Anyway, I haven't given it much thought yet, but I anticipate the database will have multiple tables, such as:
1. Item master
2. BOM master
3. Sales orders
4. Accounts
5. Approved vendor data
6. Customer data
7. Employee / contractor data
8. Inventory (could be rolled up into item master?)
9. Timesheets (could be rolled up into employee / contractor data?)
10. Leads tracking
11. Rates (for calculating project costs, and based partly on employee data, but partly independent due to other rates factors)
One thing I would want to ensure is that any Forms I create can easily auto-populate various fields from various tables. For example, when creating a BOM, I want the user to be able to enter an item descriptor and automatically see a list of available part numbers, or to enter a part number and then automatically see the corresponding descriptor.
The form you are viewing can be query based to pull information (pre-populating) from what ever the query returns. You can have one query pull everything plonk it in a "working" table and then have forms with different data being displayed out of the "working" table.

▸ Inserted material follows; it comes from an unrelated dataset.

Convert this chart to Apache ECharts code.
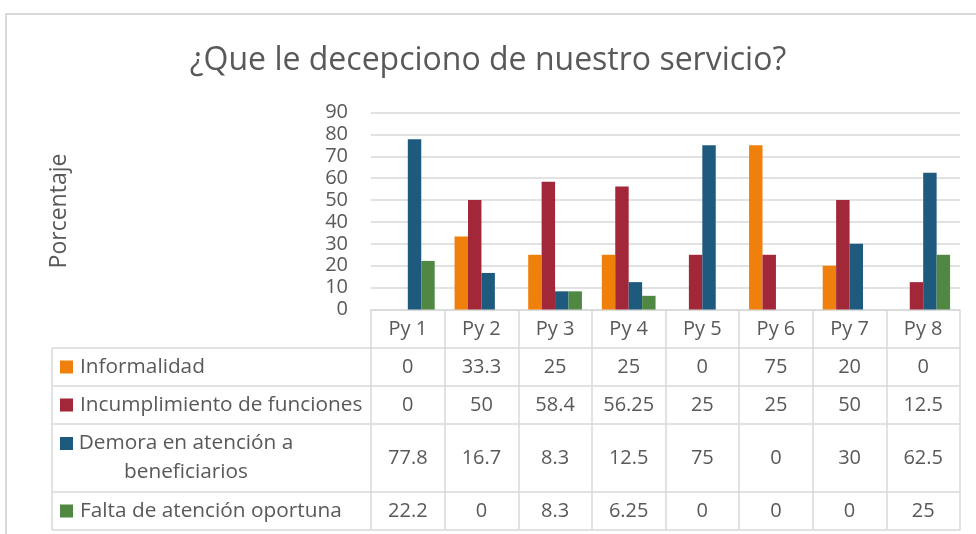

You can even read/write from Access to Excel. So say if the pricing Excel Sheet is better handled in Excel, Access will just go look there for a price. Even call up a named range off a particular sheet or just look at a hard coded cell location. Using this method, you will know someone messed up something in the workbook since you are not getting pricing data.
Then as Ken stated, LOL, you can upsize your Access database, data, to SQL. LOL.